Bir şey var, içimde dönüp duruyor, ifade etmekte zorlanıyorum ama susmak da istemiyorum. Yıllardır bir oluşumun içinde olan biri düşünün. Siyasi bir oluşum bu; zaman zaman çok yanlış işler yapmış, hatta suç sayılacak söylemleri olmuş.. Bu kişi, o yıllarda bu oluşumu hararetle savunmuş. Eleştirenlere "cahil" demiş, yapılanları görmezden gelmiş ya da belki de işine öyle gelmiş. Ama şimdi, kendisine ilk haksızlık yapıldığında, dönmüş ve yıllardır başkalarının söylediklerini, o eleştirileri, aynen kendi ağzıyla bu oluşuma yöneltmeye başlamış. İsyanı haklı mı? Evet, sonuna kadar haklı. Ama bu bana hoş görünmüyor.

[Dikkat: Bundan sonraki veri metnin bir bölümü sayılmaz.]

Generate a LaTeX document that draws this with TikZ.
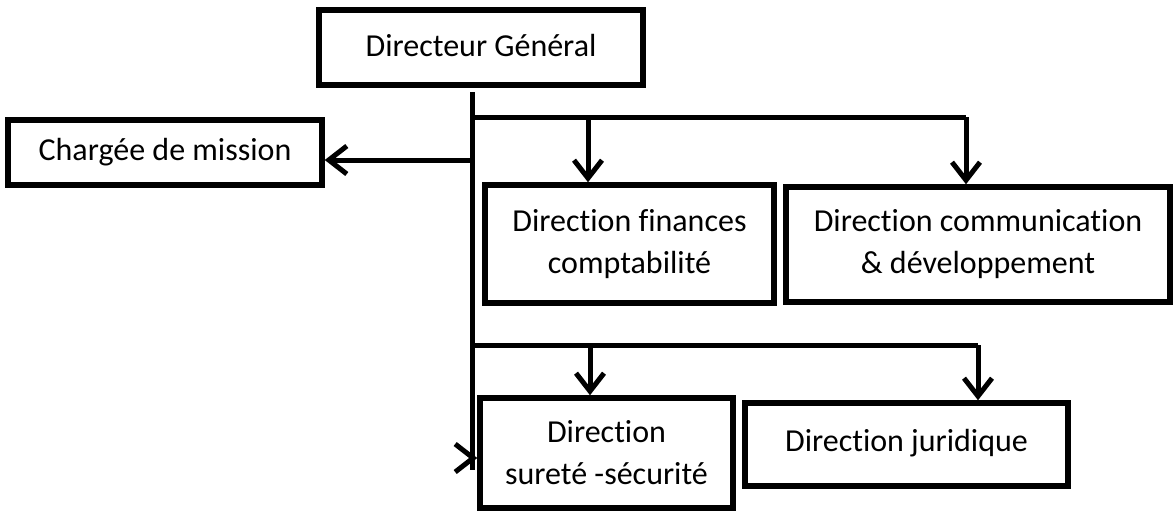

Neden derseniz, mesele sadece bugün söyledikleri değil. Haklılık, zamanlama ve tutarlılıkla değer kazanıyor benim gözümde. Yıllarca o yanlışların içinde olup, onları savunan biri, şimdi canı yanınca doğruyu söylüyorsa, bu doğruyu söylemesi değil, önceki sessizliği ya da savunuculuğu sorgulanmalı. Ben burada bir samimiyetsizlik görüyorum, hatta zor söylüyorum ama gizli bir ahlaksızlık bile diyesim geliyor. Çünkü bu kişi birdenbire uyanmış biri değil. Yeni bir farkındalıkla doğruyu görmüş değil; sadece kendi çıkarı zedelendiği yine kendisi haksızlığa uğradığı için isyan ediyor. Bu, bana inandırıcı gelmiyor.
Bugün haksızlığa uğradı, doğru şeyler söyledi. Eskiden onu eleştirenler şimdi onu yere göğe sığdıramıyor. Ama benim için o kadar da değil. Evet, haklı ama bu haklılık, geçmişteki çelişkilerini silip atmıyor.

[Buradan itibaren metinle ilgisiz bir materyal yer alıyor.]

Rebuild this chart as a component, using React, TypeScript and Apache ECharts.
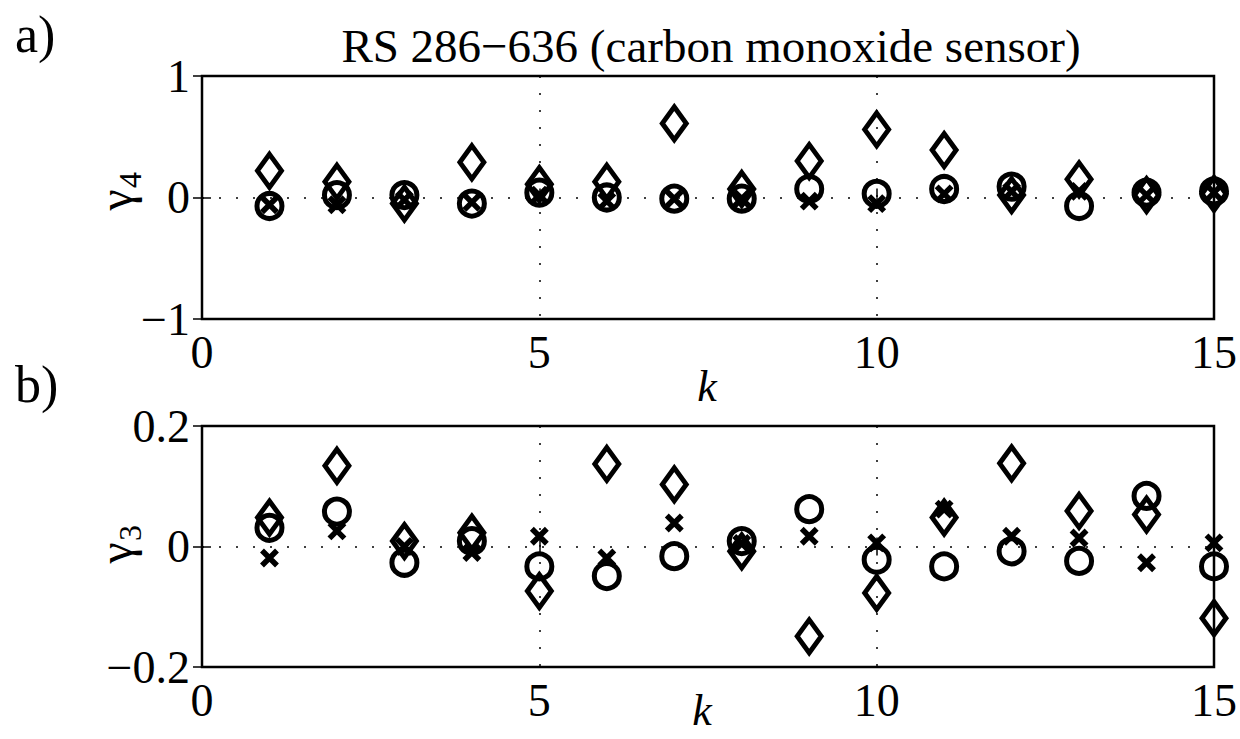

İnsanlar çabuk unutuyor, her şey o kadar hızlı ki. Gündem günde birkaç kez değişiyor, bir gün yerin dibine batırılan ertesi gün göklere çıkarılıyor. Bu anlık bakış, bu günlük yaşayış bana göre değil. Ben olaylara uzaktan bakmayı, geçmişiyle bugünü bir arada tartmayı seviyorum. Birini yüceltmek için sadece bugünkü sözlerine bakmak yetmez; neyi ne zaman savunduğuna, niye sustuğuna da bakmalı.
Bu hızda, ne samimiyeti tartmaya vakit kalıyor ne de çifte standardı görmeye. Eskiden eleştirenlerin şimdi alkışlaması, sanki kendi prensiplerini de esnetiyor gibi. Bu da beni rahatsız ediyor.
Haklılık yetmez diyorum ya, işte tam da bu yüzden. Tutarlılık olmadıkça, birinin doğruyu söylemesi bile anlamını yitiriyor. Belki de bu yüzden katılamıyorum, uzaktan şaşıp bakıyorum sadece.
Çünkü benim için mesele, sadece bugünkü isyan değil, dün neyi savunduğun ve niye sustuğun.